Previous studies in the Colorado Front Range show that contemporary headwater streams flowing through old-growth, unmanaged forests have more wood than streams flowing through younger-growth, managed forests, but do not evaluate the effects of wood on channel complexity. ‘Managed’ versus ‘unmanaged’ refers to whether forests were or are currently exposed to human alteration. Although some alteration has long since ceased, reduced wood loads in managed streams persist.

Our primary objective was to quantify differences in logjams, wood volumes, stream complexity, and organic carbon storage on streams with different management and disturbance histories in order to examine legacy effects across a gradient of stream management. Data were collected during the summers of 2013 and 2014 in the Southern Rocky Mountains.
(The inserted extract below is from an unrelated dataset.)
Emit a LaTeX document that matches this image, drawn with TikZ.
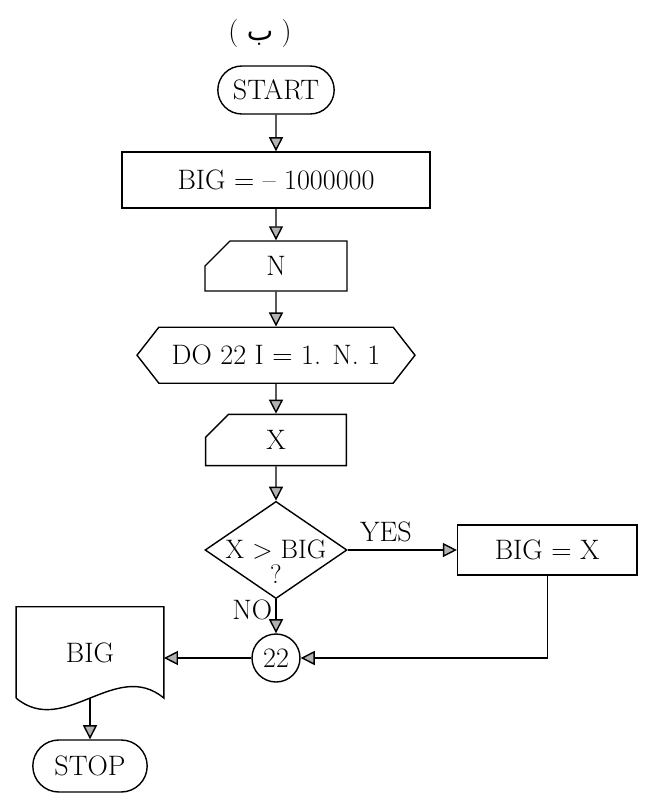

The 25 stream reaches studied are 2^nd to 3^rd order, subalpine streams that are categorized into: old-growth unmanaged forests; younger, naturally disturbed unmanaged forests; and younger managed forests.

We assessed instream and floodplain wood loads and logjams and evaluated the role that large wood plays in local channel complexity, pool volume, and storage of organic carbon. Preliminary results show that greatest wood and carbon storage in sediments, as well as channel complexity, occurs in streams in old-growth, unmanaged forests and the least wood and carbon storage and channel complexity occurs in younger-growth, managed forests.